(j3.2006) illusive exaflops
Jerry Wagener
jerry
Wed Feb 23 08:08:02 EST 2011
The article was written by Peter Kogge of Notre Dame (but formerly of IBM Systems Division), who chaired an expert panel commissioned by DARPA to investigate what it wold take to build an exaflops computer that consumed less than 20MW and would fit in 500 conventional server racks. And with foreseeable technology that looks to be unattainable. One thought experiment they did that I thought was interesting was to reduce the transistor switching voltage from today's typical 1 volt to 0.5 volts, thereby reducing power consumption by a factor of four. The price one pays for that, however, is somewhat slower switching and, to a lesser extent, stability. Moving data fast enough is an even bigger challenge (but maybe optics can ride to the rescue here).
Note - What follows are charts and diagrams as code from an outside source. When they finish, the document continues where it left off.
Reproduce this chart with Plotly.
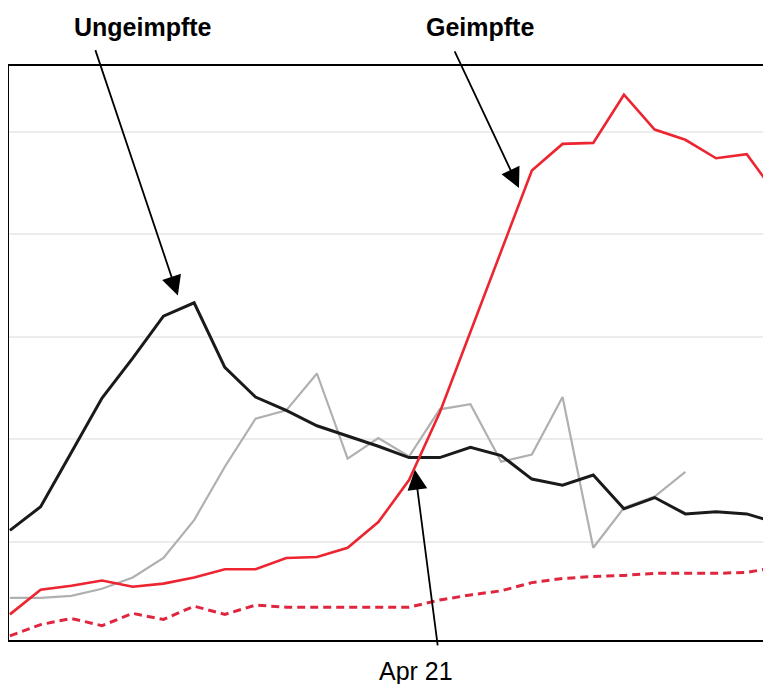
import plotly.graph_objects as go

wochen = list(range(26))

ungeimpfte = [111, 134, 187, 240, 279, 320, 333, 270, 241, 228, 213, 203, 193,
              182, 182, 192, 184, 161, 155, 165, 132, 143, 127, 129, 127, 118]
geimpfte = [29, 53, 57, 62, 56, 59, 65, 73, 73, 84, 85, 94, 119,
            160, 226, 305, 384, 462, 488, 489, 536, 502, 492, 474, 478, 437]
grau = [45, 45, 47, 54, 65, 84, 121, 173, 220, 228, 264, 181, 201,
        183, 229, 234, 178, 185, 241, 94, 133, 144, 168, None, None, None]
geimpfte_gestrichelt = [8, 19, 25, 18, 30, 24, 37, 29, 38, 36, 36, 36, 36,
                        36, 43, 48, 52, 60, 64, 66, 67, 69, 69, 69, 70, 75]

fig = go.Figure()

# Graue Vergleichslinie
fig.add_trace(go.Scatter(x=wochen, y=grau, mode='lines',
                         line=dict(color='#b0b0b0', width=2.2)))
# Gestrichelte rote Linie
fig.add_trace(go.Scatter(x=wochen, y=geimpfte_gestrichelt, mode='lines',
                         line=dict(color='#e0263f', width=3, dash='8px,5px')))
# Ungeimpfte
fig.add_trace(go.Scatter(x=wochen, y=ungeimpfte, mode='lines',
                         line=dict(color='#1a1a1a', width=3)))
# Geimpfte
fig.add_trace(go.Scatter(x=wochen, y=geimpfte, mode='lines',
                         line=dict(color='#ec2530', width=2.6)))

schrift = dict(family='Arial, Liberation Sans, sans-serif', size=25, color='#000')

pfeil = dict(showarrow=True, arrowhead=2, arrowsize=2.2, arrowwidth=1.8,
             arrowcolor='#000', xref='x', yref='y', text='')

fig.add_annotation(x=5.47, y=340, ax=-83, ay=-247, **pfeil)
fig.add_annotation(x=16.58, y=445, ax=-65, ay=-138, **pfeil)
fig.add_annotation(x=13.19, y=170, ax=23, ay=177, **pfeil)

# Plotbereich 770px breit, Positionen relativ dazu
texte = dict(xref='paper', yref='paper', showarrow=False,
             xanchor='center', yanchor='middle', font=schrift)
fig.add_annotation(x=0.1735, y=1.068, text='<b>Ungeimpfte</b>', **texte)
fig.add_annotation(x=0.6115, y=1.068, text='<b>Geimpfte</b>', **texte)
fig.add_annotation(x=0.5285, y=-0.054, text='Apr 21', **texte)

fig.update_xaxes(range=[-0.03, 25.05], showgrid=False, zeroline=False,
                 showticklabels=False, ticks='',
                 showline=True, linecolor='#000', linewidth=1.5, mirror=True)
fig.update_yaxes(range=[4, 564], tickvals=[100, 200, 300, 400, 500],
                 showticklabels=False, ticks='', zeroline=False,
                 showgrid=True, gridcolor='#ececec', gridwidth=2,
                 showline=True, linecolor='#000', linewidth=1.5)

# Seite hat 8px Rand oben/links
fig.update_layout(
    width=771, height=676,
    margin=dict(l=1, r=0, t=58, b=44),
    plot_bgcolor='white', paper_bgcolor='white',
    showlegend=False,
)

fig.write_html("out.html")
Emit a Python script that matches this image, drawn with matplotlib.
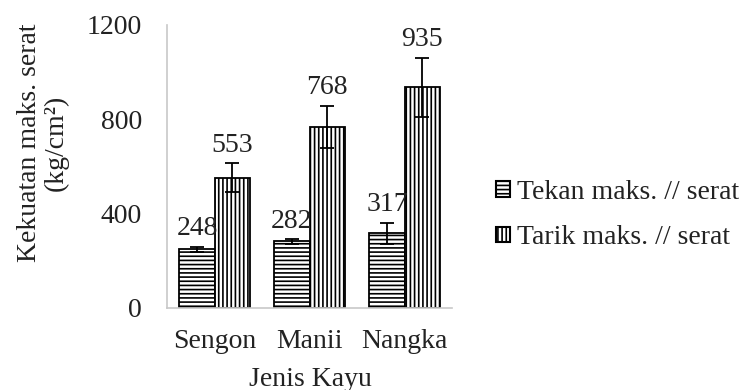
import matplotlib
matplotlib.use("Agg")
import matplotlib.pyplot as plt
import numpy as np
from matplotlib.patches import Patch

plt.rcParams['font.family'] = ['Liberation Serif', 'DejaVu Serif']
plt.rcParams['hatch.linewidth'] = 1.2
plt.rcParams['hatch.color'] = 'black'

jenis_kayu = ["Sengon", "Manii", "Nangka"]
tekan = [248, 282, 317]
tekan_err = [12, 10, 45]
tarik = [553, 768, 935]
tarik_err = [60, 90, 125]
yticks = [0, 400, 800, 1200]

fs = 20
fig = plt.figure(figsize=(7.5, 3.9), dpi=100)
ax = fig.add_axes([0.2227, 0.2103, 0.38, 0.7256])

x = np.arange(len(jenis_kayu))
w = 0.37
ekw = dict(ecolor='black', elinewidth=1.3, capsize=5, capthick=1.3)
b1 = ax.bar(x - w / 2, tekan, w, yerr=tekan_err, facecolor='white',
            edgecolor='black', linewidth=1.3, hatch='----', error_kw=ekw)
b2 = ax.bar(x + w / 2, tarik, w, yerr=tarik_err, facecolor='white',
            edgecolor='black', linewidth=1.3, hatch='||||', error_kw=ekw)

for xs, vals, errs in ((x - w / 2, tekan, tekan_err), (x + w / 2, tarik, tarik_err)):
    for xi, v, e in zip(xs, vals, errs):
        ax.annotate(f"{v}", (xi, v + e), xytext=(0, 4), textcoords='offset points',
                    ha='center', va='bottom', fontsize=fs, color='#222222')

ax.set_xlim(-0.5, 2.5)
ax.set_ylim(0, 1200)
ax.set_yticks(yticks)
ax.set_xticks(x)
ax.set_xticklabels(jenis_kayu)
ax.tick_params(axis='both', length=0, labelsize=fs, colors='#222222')
ax.tick_params(axis='y', pad=18)
ax.tick_params(axis='x', pad=15)
for s in ('top', 'right'):
    ax.spines[s].set_visible(False)
for s in ('left', 'bottom'):
    ax.spines[s].set_color('#c8c8c8')
    ax.spines[s].set_linewidth(1.2)

fig.text(310 / 750, 1 - 379 / 390, "Jenis Kayu", ha='center', va='center',
         fontsize=fs, color='#222222')
fig.text(43 / 750, 1 - 143 / 390, "Kekuatan maks. serat\n(kg/cm²)", rotation=90,
         ha='center', va='center', multialignment='center', fontsize=fs,
         color='#222222', linespacing=1.1)

handles = [Patch(facecolor='white', edgecolor='black', hatch='----', linewidth=1.5),
           Patch(facecolor='white', edgecolor='black', hatch='||||', linewidth=1.5)]
fig.legend(handles, ["Tekan maks. // serat", "Tarik maks. // serat"],
           loc='center left', bbox_to_anchor=(496 / 750, 1 - 215 / 390),
           frameon=False, fontsize=fs, handlelength=0.5, handleheight=0.5,
           handletextpad=0.25, labelspacing=0.75, borderpad=0, borderaxespad=0,
           labelcolor='#222222')

fig.savefig("out.png", dpi=100)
Fascinating stuff.
-Jerry
On Feb 22, 2011, at 7:59 PM, Van Snyder wrote:
>
> On Mon, 2011-02-21 at 14:47 -0800, Jerry Wagener wrote:
>> In the 80's for instance, for most of the decade we tracked the
>> fastest computers in megaflops, and it was big news when the first
>> gigaflops computer appeared. As I recall in the late 90's we were
>> anticipating the amazing advent of the first teraflops computer. And
>> now, according to the article, the fastest computer is about 5
>> petaflops. So for the past 3 decades we've roughly, on-average,
>> doubled the top computing speed each year (10**6 to 10**15). That's
>> even faster than Moore's Law. Amazing.
>>
>> But, alas, the article points out that some tough physical limits are
>> raising their ugly heads which look like this era may be coming to an
>> end, and with it DARPA's hopes for an exaflops computer by 2015 may
>> not be realized. Though I'm reminded of the saying that somebody
>> saying something's impossible is usually interrupted by somebody doing
>> it. Anyway, for an old out-of-touch Fortran geezer it was an
>> interesting read.
>
> At JPL last year, there was a talk by an IBM fellow from the University
> of Kansas (whose name I have forgotten). He had a contract from DARPA
> to address the question of power consumption. He looked at computing
> from the gate level, asking how many joules are required per operation.
> DARPA wants their exaflop computer to use less than 38 MW. The result
> of the study is that with current technology or that foreseen for the
> reasonably near future, it can't be done for less than 60 MW.